Volume data of 813 metric tons is an annual average from 2002 – 2011. NPAFC provided catch volumes for the entire Arctic-Yukon-Kuskokwim (AYK) region, and the catch proportion for each AYK fishery was estimated using catches and fish weights from ADF&G Area Management reports (data from 2008-2012).
The Alaska salmon fisheries were some of the earliest fisheries to receive MSC certification, being first certified in December 2000. Since then, the fisheries were re-certified in October 2007 and again in November 2013. Four conservation groups filed an objection to the most recent certification effort, citing insufficient evaluation of harvest rates on depleted, non-Alaskan salmon stocks intercepted in Southeast Alaska fisheries. However, an independent adjudicator dismissed the objection. The Units of Certification (UoCs; sub-components of the fishery that are individually evaluated) have varied among assessments, with the most recent assessment defining 14 units based on geographic area. Thirteen of the units were scored to pass certification, but the Prince William Sound (PWS) UoC is still under assessment, likely due to issues regarding hatchery production and the potential impacts on local wild stocks. Indeed, one of the most important fishery concerns is the accelerating release of hatchery pink and chum in Kodiak, PWS and Southeast Alaska (SEAK). Another issue is that some fisheries may affect stocks with low abundances that are designated as ‘stocks of concern,’ which are specified as ‘yield concern’ (escapement goals met but expected yields not met) or ‘management concern’ (escapement goals not met). Although the Alaska salmon fisheries benefit from the availability of high quality spawning habitat and a management system that closely monitors catches and escapements, there are still improvements to be made.

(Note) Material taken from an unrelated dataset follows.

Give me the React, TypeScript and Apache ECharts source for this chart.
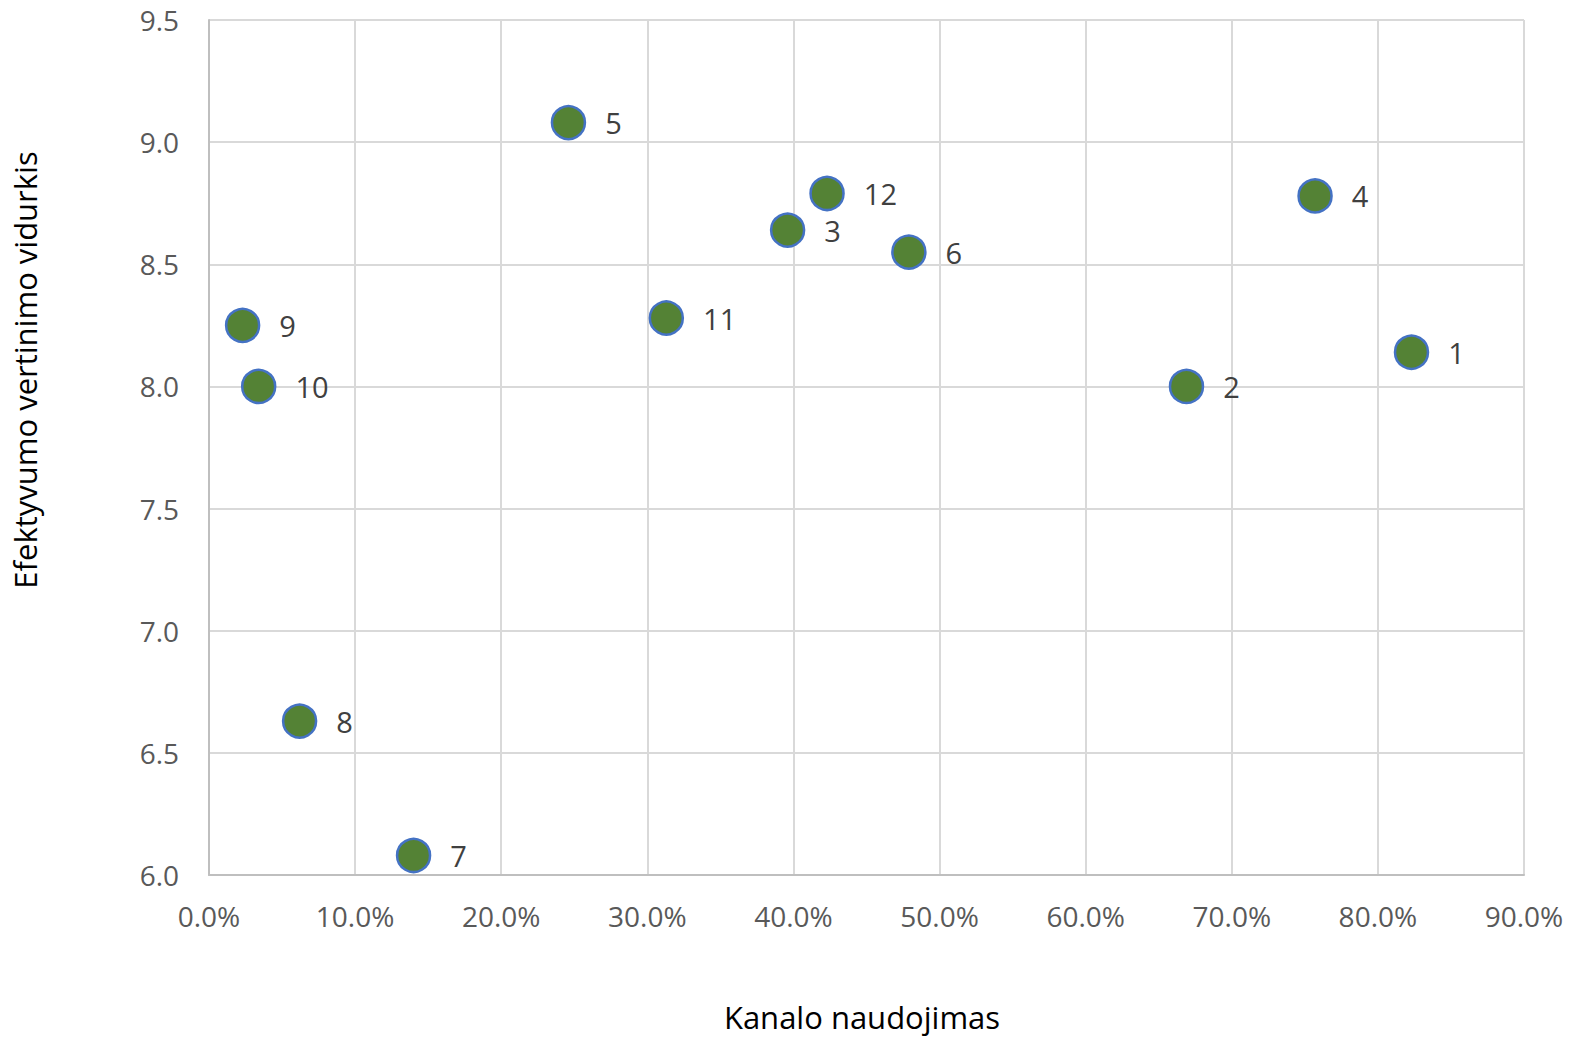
import React, { useEffect, useRef } from "react";
import * as echarts from "echarts";

const pointLabels = ["1", "2", "3", "4", "5", "6", "7", "8", "9", "10", "11", "12"];
const usage = [0.823, 0.669, 0.396, 0.757, 0.246, 0.479, 0.14, 0.062, 0.023, 0.034, 0.313, 0.423];
const rating = [8.14, 8.0, 8.64, 8.78, 9.08, 8.55, 6.08, 6.63, 8.25, 8.0, 8.28, 8.79];
const xTitle = "Kanalo naudojimas";
const yTitle = "Efektyvumo vertinimo vidurkis";

export default function App() {
  const ref = useRef<HTMLDivElement>(null);
  useEffect(() => {
    const chart = echarts.init(ref.current!, null, { renderer: "svg" });
    const font = "'Open Sans', 'Noto Sans', sans-serif";
    chart.setOption({
      animation: false,
      backgroundColor: "#ffffff",
      grid: { left: 209, right: 69, top: 20, bottom: 177 },
      xAxis: {
        type: "value",
        min: 0,
        max: 0.9,
        interval: 0.1,
        axisLine: { show: true, lineStyle: { color: "#bfbfbf", width: 2 } },
        axisTick: { show: false },
        splitLine: { show: true, lineStyle: { color: "#d9d9d9", width: 2 } },
        axisLabel: {
          margin: 27,
          color: "#595959",
          fontSize: 28,
          fontFamily: font,
          formatter: (v: number) => (v * 100).toFixed(1) + "%",
        },
      },
      yAxis: {
        type: "value",
        min: 6,
        max: 9.5,
        interval: 0.5,
        axisLine: { show: true, lineStyle: { color: "#bfbfbf", width: 2 } },
        axisTick: { show: false },
        splitLine: { show: true, lineStyle: { color: "#d9d9d9", width: 2 } },
        axisLabel: {
          margin: 30,
          color: "#595959",
          fontSize: 28,
          fontFamily: font,
          formatter: (v: number) => v.toFixed(1),
        },
      },
      graphic: [
        {
          type: "text",
          x: 862,
          y: 1017,
          style: {
            text: xTitle,
            fill: "#000000",
            fontSize: 31,
            fontFamily: font,
            align: "center",
            verticalAlign: "middle",
          },
        },
        {
          type: "text",
          x: 25,
          y: 370,
          rotation: Math.PI / 2,
          style: {
            text: yTitle,
            fill: "#000000",
            fontSize: 31,
            fontFamily: font,
            align: "center",
            verticalAlign: "middle",
          },
        },
      ],
      series: [
        {
          type: "scatter",
          symbol: "circle",
          symbolSize: 33,
          data: usage.map((u, i) => ({ value: [u, rating[i]], name: pointLabels[i] })),
          itemStyle: { color: "#548235", borderColor: "#4472c4", borderWidth: 2.5, opacity: 1 },
          label: {
            show: true,
            position: "right",
            distance: 19,
            formatter: (p: any) => p.name,
            color: "#404040",
            fontSize: 29,
            fontFamily: font,
          },
        },
      ],
    });
    return () => chart.dispose();
  }, []);
  return (
    <div
      ref={ref}
      style={{ position: "absolute", left: 0, top: 0, width: 1593, height: 1052 }}
    />
  );
}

The Yukon Management Area (YMA) is part of the Arctic-Yukon-Kuskokwim Region, and it includes the Alaska portion of the Yukon River and some marine waters along the Bering Sea coast. The Yukon is the largest river in Alaska, originating in British Columbia and the Yukon Territory and flowing over 2,300 miles (3700 km) to the Bering Sea. Commercial salmon fishing occurs throughout the 1,200 miles (1930 km) of the Alaska mainstem portion of the river, as well as parts of tributaries. The vast majority of harvest occurs in the lower river, where drift gillnet is the predominant gear type. Set gillnets are more common in the coastal district, and fish wheels account for most of the commercial harvest in the middle river districts.
Commercial harvest has traditionally been dominated by Chinook, chum, and coho salmon, but Chinook have been a stock of yield concern since 2000. The last commercial fishery targeting Chinook salmon occurred in 2007. Subsistence fishing is highly important to people throughout the YMA, especially for chum and Chinook salmon. However, annual subsistence Chinook harvests have been below the lower end of the “Amounts Necessary for Subsistence” (ANS; 45,500-66,704 fish per year) since 2008, due in part to low Chinook abundance, management actions, and informed choice among some subsistence users to increase escapements.

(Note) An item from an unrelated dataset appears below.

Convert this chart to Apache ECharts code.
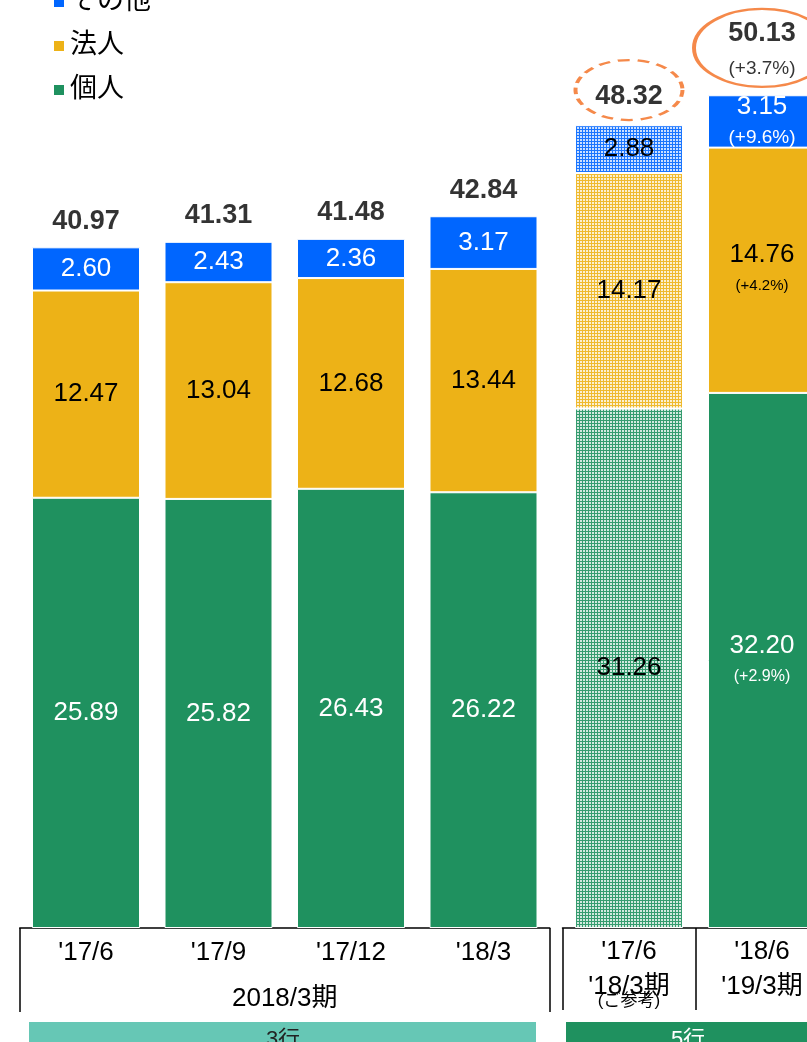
<!DOCTYPE html>
<html>
<head>
<meta charset="utf-8">
<script src="https://cdn.jsdelivr.net/npm/echarts@6/dist/echarts.min.js"></script>
<style>
  html, body { margin: 0; padding: 0; background: #fff; }
  #main { width: 807px; height: 1042px; }
</style>
</head>
<body>
<div id="main"></div>
<script>
// 2018/3期 (3行)
var periods1 = ["'17/6", "'17/9", "'17/12", "'18/3"];
var personal1 = [25.89, 25.82, 26.43, 26.22];
var corporate1 = [12.47, 13.04, 12.68, 13.44];
var other1 = [2.60, 2.43, 2.36, 3.17];
var totals1 = [40.97, 41.31, 41.48, 42.84];

// 5行 (ご参考 / '19/3期)
var periods2 = ["'17/6", "'18/6"];
var fiscal2 = ["'18/3期", "'19/3期"];
var notes2 = ["(ご参考)", ""];
var personal2 = [31.26, 32.20];
var corporate2 = [14.17, 14.76];
var other2 = [2.88, 3.15];
var totals2 = [48.32, 50.13];
var personalGrowth = ["", "+2.9%"];
var corporateGrowth = ["", "+4.2%"];
var otherGrowth = ["", "+9.6%"];
var totalGrowth = ["", "+3.7%"];

var GREEN = '#1F915F', YELLOW = '#EDB217', BLUE = '#0066FF', ORANGE = '#F26B1D';
var FONT = "'Liberation Sans', 'Noto Sans CJK JP', sans-serif";

// 色を白と混ぜる
function tint(hex, w) {
    var n = parseInt(hex.slice(1), 16);
    var r = n >> 16, g = (n >> 8) & 255, b = n & 255;
    var f = function (c) { return Math.round(c + (255 - c) * w); };
    return 'rgb(' + f(r) + ',' + f(g) + ',' + f(b) + ')';
}

// 網掛け（参考値）
function pattern(color) {
    var c = document.createElement('canvas');
    c.width = 3;
    c.height = 3;
    var ctx = c.getContext('2d');
    ctx.fillStyle = tint(color, 0.1);
    ctx.fillRect(0, 0, 3, 3);
    ctx.fillStyle = tint(color, 0.8);
    ctx.fillRect(1, 1, 2, 2);
    return { image: c, repeat: 'repeat' };
}

function barSeries(name, idx, values, color, textColor) {
    return {
        name: name,
        type: 'bar',
        stack: 'g' + idx,
        xAxisIndex: idx,
        yAxisIndex: idx,
        barWidth: 108,
        data: values,
        itemStyle: { color: color, borderColor: '#fff', borderWidth: 1 },
        label: {
            show: true,
            position: 'inside',
            color: textColor,
            fontFamily: FONT,
            fontSize: 26,
            formatter: function (p) { return p.value.toFixed(2); }
        }
    };
}

function refSeries(name, values, growth, color, textColor, pSize) {
    var s = barSeries(name, 1, null, color, textColor);
    s.data = values.map(function (v, i) {
        var item = { value: v };
        if (i === 0) {
            item.itemStyle = { color: pattern(color) };
            item.label = { color: '#000' };
        }
        return item;
    });
    s.label.formatter = function (p) {
        var g = growth[p.dataIndex];
        var txt = '{v|' + p.value.toFixed(2) + '}';
        if (g) txt += '\n{p|(' + g + ')}';
        return txt;
    };
    s.label.rich = {
        v: { fontFamily: FONT, fontSize: 26, lineHeight: 32 },
        p: { fontFamily: FONT, fontSize: pSize, lineHeight: 30 }
    };
    return s;
}

var myChart = echarts.init(document.getElementById('main'));

var option = {
    animation: false,
    backgroundColor: '#fff',
    legend: {
        orient: 'vertical',
        left: 52,
        top: -13,
        padding: 0,
        itemGap: 14,
        itemWidth: 12,
        itemHeight: 12,
        icon: 'rect',
        data: ['その他', '法人', '個人'],
        textStyle: { fontFamily: FONT, fontSize: 27, lineHeight: 30, color: '#000' }
    },
    grid: [
        { left: 19.75, width: 530, top: 14, height: 914, outerBoundsMode: 'none' },
        { left: 562.5, width: 266, top: 14, height: 914, outerBoundsMode: 'none' }
    ],
    xAxis: [
        {
            type: 'category',
            gridIndex: 0,
            data: periods1,
            axisLine: { lineStyle: { color: '#000', width: 1.5 } },
            axisTick: { show: true, length: 84, interval: function (i) { return i === 0; }, lineStyle: { color: '#000', width: 1.5 } },
            axisLabel: { color: '#000', fontFamily: FONT, fontSize: 26, margin: 12 },
            name: '2018/3期',
            nameLocation: 'middle',
            nameGap: 58,
            nameTextStyle: { color: '#000', fontFamily: FONT, fontSize: 26 }
        },
        {
            type: 'category',
            gridIndex: 1,
            data: periods2,
            axisLine: { lineStyle: { color: '#000', width: 1.5 } },
            axisTick: { show: true, length: 82, lineStyle: { color: '#000', width: 1.5 } },
            axisLabel: {
                color: '#000',
                margin: 9,
                formatter: function (v, i) {
                    var t = '{a|' + v + '}\n{b|' + fiscal2[i] + '}';
                    if (notes2[i]) t += '\n{c|' + notes2[i] + '}';
                    return t;
                },
                rich: {
                    a: { fontFamily: FONT, fontSize: 26, lineHeight: 30 },
                    b: { fontFamily: FONT, fontSize: 26, lineHeight: 26, padding: [14, 0, 0, 0] },
                    c: { fontFamily: FONT, fontSize: 17, lineHeight: 16 }
                }
            }
        }
    ],
    yAxis: [
        { type: 'value', gridIndex: 0, min: 0, max: 55, show: false },
        { type: 'value', gridIndex: 1, min: 0, max: 55, show: false }
    ],
    series: [
        barSeries('個人', 0, personal1, GREEN, '#fff'),
        barSeries('法人', 0, corporate1, YELLOW, '#000'),
        barSeries('その他', 0, other1, BLUE, '#fff'),
        {
            type: 'scatter',
            xAxisIndex: 0,
            yAxisIndex: 0,
            data: totals1,
            symbolSize: 1,
            itemStyle: { color: 'rgba(0,0,0,0)' },
            label: {
                show: true,
                position: 'top',
                distance: 12,
                color: '#000',
                fontFamily: FONT,
                fontWeight: 'bold',
                fontSize: 27,
                formatter: function (p) { return p.value.toFixed(2); }
            },
            z: 5
        },
        refSeries('個人', personal2, personalGrowth, GREEN, '#fff', 16),
        refSeries('法人', corporate2, corporateGrowth, YELLOW, '#000', 15),
        refSeries('その他', other2, otherGrowth, BLUE, '#fff', 19),
        {
            type: 'scatter',
            xAxisIndex: 1,
            yAxisIndex: 1,
            symbol: 'circle',
            data: [
                {
                    value: totals2[0],
                    symbolSize: [107, 60],
                    symbolOffset: [0, -35],
                    itemStyle: { borderType: [9, 6] },
                    label: { offset: [0, 7] }
                },
                {
                    value: totals2[1],
                    symbolSize: [136, 78],
                    symbolOffset: [0, -47],
                    label: { offset: [0, 3] }
                }
            ],
            itemStyle: { color: 'rgba(0,0,0,0)', borderColor: ORANGE, borderWidth: 3 },
            label: {
                show: true,
                position: 'inside',
                color: '#000',
                formatter: function (p) {
                    var t = '{v|' + totals2[p.dataIndex].toFixed(2) + '}';
                    if (totalGrowth[p.dataIndex]) t += '\n{p|(' + totalGrowth[p.dataIndex] + ')}';
                    return t;
                },
                rich: {
                    v: { fontFamily: FONT, fontWeight: 'bold', fontSize: 27, lineHeight: 35, color: '#000' },
                    p: { fontFamily: FONT, fontSize: 19, lineHeight: 35, color: '#000' }
                }
            },
            z: 5
        }
    ],
    graphic: [
        {
            type: 'group',
            left: 29,
            top: 1022,
            children: [
                { type: 'rect', shape: { x: 0, y: 0, width: 507, height: 30 }, style: { fill: '#66C7B5' } },
                { type: 'text', x: 254, y: 18, style: { text: '3行', fill: '#222', font: '22px ' + FONT, align: 'center', verticalAlign: 'middle' } }
            ]
        },
        {
            type: 'group',
            left: 566,
            top: 1022,
            children: [
                { type: 'rect', shape: { x: 0, y: 0, width: 250, height: 30 }, style: { fill: GREEN } },
                { type: 'text', x: 122, y: 18, style: { text: '5行', fill: '#fff', font: '22px ' + FONT, align: 'center', verticalAlign: 'middle' } }
            ]
        }
    ]
};

myChart.setOption(option);
</script>
</body>
</html>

The YMA salmon fisheries are managed to achieve spawning escapement goals in a number of tributaries at the US/Canada border. There are 16 goals in the YMA: 7 for Chinook, 2 for summer chum, 6 for fall chum, and 1 for coho. In addition, there are 3 goals for Canadian stocks: 1 for Chinook and 2 for fall chum. During 2007 to 2011, escapement goals were achieved most years for Chinook, summer and fall chum, and coho. There is no enhancement (hatchery activity or spawning channels) in the Alaskan Yukon, but there is a small Chinook hatchery in Canada. The Canadian commercial fishery is not part of this MSC assessment.

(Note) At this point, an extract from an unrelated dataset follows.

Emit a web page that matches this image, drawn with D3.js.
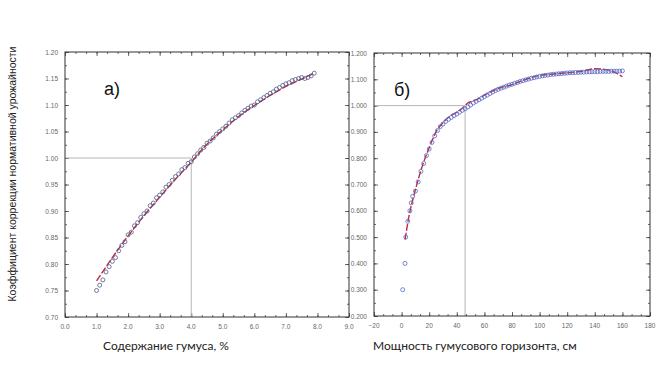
<!DOCTYPE html>
<html>
<head>
<meta charset="utf-8">
<script src="https://cdn.jsdelivr.net/npm/d3@7"></script>
<style>
  body { margin: 0; background: #fff; }
  svg { display: block; }
</style>
</head>
<body>
<svg id="chart" width="659" height="368"></svg>
<script>
// а) коэффициент vs содержание гумуса
const humusX = [1.0,1.1,1.2,1.3,1.4,1.5,1.6,1.7,1.8,1.9,2.0,2.1,2.2,2.3,2.4,2.5,2.6,2.7,2.8,2.9,
  3.0,3.1,3.2,3.3,3.4,3.5,3.6,3.7,3.8,3.9,4.0,4.1,4.2,4.3,4.4,4.5,4.6,4.7,4.8,4.9,
  5.0,5.1,5.2,5.3,5.4,5.5,5.6,5.7,5.8,5.9,6.0,6.1,6.2,6.3,6.4,6.5,6.6,6.7,6.8,6.9,
  7.0,7.1,7.2,7.3,7.4,7.5,7.6,7.7,7.8,7.9];
const humusK = [0.750,0.760,0.770,0.785,0.795,0.805,0.812,0.825,0.835,0.842,0.855,0.860,0.872,0.878,0.888,0.895,0.900,0.910,0.915,0.925,
  0.930,0.936,0.945,0.950,0.958,0.965,0.970,0.978,0.982,0.990,0.993,1.002,1.008,1.015,1.020,1.028,1.032,1.038,1.045,1.050,
  1.055,1.060,1.066,1.072,1.076,1.080,1.085,1.090,1.094,1.098,1.100,1.106,1.110,1.114,1.118,1.122,1.125,1.130,1.133,1.137,
  1.140,1.142,1.146,1.148,1.150,1.152,1.150,1.152,1.155,1.160];
const humusFitX = [1.0,1.5,2.0,2.5,3.0,3.5,4.0,4.5,5.0,5.5,6.0,6.5,7.0,7.5,7.9];
const humusFitK = [0.768,0.812,0.853,0.891,0.926,0.960,0.992,1.026,1.053,1.078,1.099,1.118,1.135,1.149,1.160];

// б) коэффициент vs мощность гумусового горизонта
const depthX = [0.8,2.5,3.0,4.5,6,7,8,10,12,14,16,18,20,22,24,26,28,30,32,34,36,38,40,42,44,46,48,50,
  52,54,56,58,60,62,64,66,68,70,72,74,76,78,80,82,84,86,88,90,92,94,96,98,100,102,104,106,108,110,
  112,114,116,118,120,122,124,126,128,130,132,134,136,138,140,142,144,146,148,150,152,154,156,158,160];
const depthK = [0.30,0.40,0.50,0.56,0.60,0.63,0.655,0.675,0.71,0.75,0.78,0.81,0.835,0.86,0.885,0.905,0.92,0.93,0.94,0.948,0.955,0.962,0.968,0.975,0.982,0.988,0.995,1.002,
  1.010,1.016,1.022,1.028,1.034,1.040,1.046,1.052,1.057,1.062,1.066,1.070,1.074,1.078,1.081,1.085,1.088,1.092,1.095,1.098,1.101,1.104,1.106,1.109,1.111,1.113,1.115,1.116,1.118,1.119,
  1.120,1.121,1.122,1.123,1.124,1.125,1.125,1.126,1.126,1.127,1.127,1.128,1.128,1.129,1.129,1.129,1.130,1.130,1.130,1.130,1.131,1.131,1.131,1.131,1.132];
const depthFitX = [2.5,5,10,15,20,25,30,35,40,45,48,50,55,60,70,80,90,100,110,120,130,140,150,155,160];
const depthFitK = [0.49,0.57,0.68,0.77,0.84,0.90,0.935,0.96,0.975,0.995,1.01,1.015,1.025,1.04,1.065,1.08,1.10,1.115,1.12,1.125,1.13,1.14,1.135,1.125,1.11];

// опорные линии
const refHumus = [4.0, 1.00];
const refDepth = [46, 1.00];

const svg = d3.select("#chart");

function panel(opt) {
  const { left, right, top, bottom } = opt.box;
  const x = d3.scaleLinear().domain(opt.xDomain).range([left, right]);
  const y = d3.scaleLinear().domain(opt.yDomain).range([bottom, top]);
  const g = svg.append("g");

  // тики внутрь, по всем сторонам
  const xMajor = d3.range(opt.xDomain[0], opt.xDomain[1] + 1e-9, opt.xStep);
  const yMajor = d3.range(opt.yDomain[0], opt.yDomain[1] + 1e-9, opt.yStep);
  const xMinor = d3.range(opt.xDomain[0], opt.xDomain[1] + 1e-9, opt.xStep / 3);
  const yMinor = d3.range(opt.yDomain[0], opt.yDomain[1] + 1e-9, opt.yStep / 2);

  g.append("g").attr("transform", `translate(0,${bottom})`)
    .call(d3.axisTop(x).tickValues(xMinor).tickSize(2).tickFormat(""));
  g.append("g").attr("transform", `translate(0,${top})`)
    .call(d3.axisBottom(x).tickValues(xMinor).tickSize(2).tickFormat(""));
  g.append("g").attr("transform", `translate(${left},0)`)
    .call(d3.axisRight(y).tickValues(yMinor).tickSize(2).tickFormat(""));
  g.append("g").attr("transform", `translate(${right},0)`)
    .call(d3.axisLeft(y).tickValues(yMinor).tickSize(2).tickFormat(""));

  g.append("g").attr("transform", `translate(0,${bottom})`)
    .call(d3.axisTop(x).tickValues(xMajor).tickSize(4).tickFormat(""));
  g.append("g").attr("transform", `translate(0,${top})`)
    .call(d3.axisBottom(x).tickValues(xMajor).tickSize(4).tickFormat(""));
  g.append("g").attr("transform", `translate(${left},0)`)
    .call(d3.axisRight(y).tickValues(yMajor).tickSize(4).tickFormat(""));
  g.append("g").attr("transform", `translate(${right},0)`)
    .call(d3.axisLeft(y).tickValues(yMajor).tickSize(4).tickFormat(""));

  g.selectAll(".domain").remove();
  g.selectAll(".tick line").attr("stroke", "#444").attr("stroke-width", 0.8);

  // подписи тиков
  g.selectAll(".xl").data(xMajor).enter().append("text")
    .attr("x", d => x(d)).attr("y", bottom + 12)
    .attr("text-anchor", "middle")
    .style("font", "6.5px 'Liberation Sans', Arial, sans-serif").style("fill", "#666")
    .text(opt.xFmt);
  g.selectAll(".yl").data(yMajor).enter().append("text")
    .attr("x", left - 7).attr("y", d => y(d) + 2.5)
    .attr("text-anchor", "end")
    .style("font", "6.5px 'Liberation Sans', Arial, sans-serif").style("fill", "#666")
    .text(opt.yFmt);

  // опорные линии
  g.append("path")
    .attr("d", `M${left},${y(opt.ref[1])}H${x(opt.ref[0])}V${bottom}`)
    .attr("fill", "none").attr("stroke", "#b4b4b4").attr("stroke-width", 1);

  // рамка
  g.append("rect")
    .attr("x", left).attr("y", top).attr("width", right - left).attr("height", bottom - top)
    .attr("fill", "none").attr("stroke", "#333").attr("stroke-width", 1);

  // линия аппроксимации
  const line = d3.line().x(d => x(d[0])).y(d => y(d[1])).curve(d3.curveMonotoneX);
  g.append("path")
    .datum(d3.zip(opt.fitX, opt.fitY))
    .attr("d", line)
    .attr("fill", "none").attr("stroke", "#c4283e").attr("stroke-width", 1.4)
    .attr("stroke-dasharray", "7,2");

  // точки
  g.selectAll(".pt").data(d3.zip(opt.px, opt.py)).enter().append("circle")
    .attr("cx", d => x(d[0])).attr("cy", d => y(d[1])).attr("r", 2)
    .attr("fill", "none").attr("stroke", opt.ptColor).attr("stroke-width", 0.8);

  g.append("text")
    .attr("x", opt.tag[0]).attr("y", opt.tag[1])
    .style("font", "18px 'Liberation Sans', Arial, sans-serif").style("fill", "#111")
    .text(opt.tagText);

  g.append("text")
    .attr("x", opt.title[0]).attr("y", 350)
    .style("font", "12px Lato, 'Open Sans', sans-serif").style("fill", "#222")
    .text(opt.titleText);
}

panel({
  box: { left: 65, right: 349, top: 52, bottom: 317 },
  xDomain: [0, 9], yDomain: [0.70, 1.20], xStep: 1, yStep: 0.05,
  xFmt: d3.format(".1f"), yFmt: d3.format(".2f"),
  ref: refHumus,
  fitX: humusFitX, fitY: humusFitK,
  px: humusX, py: humusK, ptColor: "#4c5a86",
  tag: [104, 95], tagText: "а)",
  title: [103], titleText: "Содержание гумуса, %"
});

panel({
  box: { left: 374, right: 650, top: 53, bottom: 316 },
  xDomain: [-20, 180], yDomain: [0.2, 1.2], xStep: 20, yStep: 0.1,
  xFmt: d3.format("d"), yFmt: d3.format(".3f"),
  ref: refDepth,
  fitX: depthFitX, fitY: depthFitK,
  px: depthX, py: depthK, ptColor: "#5468c4",
  tag: [394, 96], tagText: "б)",
  title: [373], titleText: "Мощность гумусового горизонта, см"
});

svg.append("text")
  .attr("transform", "rotate(-90)")
  .attr("x", -174).attr("y", 16)
  .attr("text-anchor", "middle")
  .style("font", "10.5px 'Liberation Sans', Arial, sans-serif").style("fill", "#222")
  .text("Коэффициент коррекции нормативной урожайности");
</script>
</body>
</html>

Purse Seine Vessels Owners Association (PSVOA; fishery client), Alaska Department of Fish and Game (ADF&G), Wild Salmon Center, Raincoast Conservation Foundation, Watershed Watch Salmon Society, David Suzuki Foundation, SkeenaWild Conservation Trust, Wild Fish Conservancy, American Bird Conservancy, Sustainable Fisheries Partnerships, Pacific Salmon Foundation, World Wildlife Fund, Ecotrust, University of Alaska Fairbanks, Yukon River Drainage Fisheries Association
Native Corporations involved in Alaska salmon fisheries:
Arctic Slope Native Association, Bering Straits Association, Northwest Alaska Native Association, Association of Village Council Presidents, Tanana Chiefs’ Conference, Cook Inlet Association, Bristol Bay Native Association, Aleut League, Chugach Native Association, Tlingit-Haida Central Council, Kodiak Area Native Association, Copper River Native Association
The 2013 Public Certification Report for the Alaska salmon fisheries was released on November 12, 2013. No conditions (fishery improvement targets) were placed on the Yukon salmon fishery. Although Chinook abundance has been low in recent years resulting in Chinook being identified as a stock of concern, there has been no directed commercial fishery since 2007, and managers have minimized incidental harvests of Chinook in the chum fishery.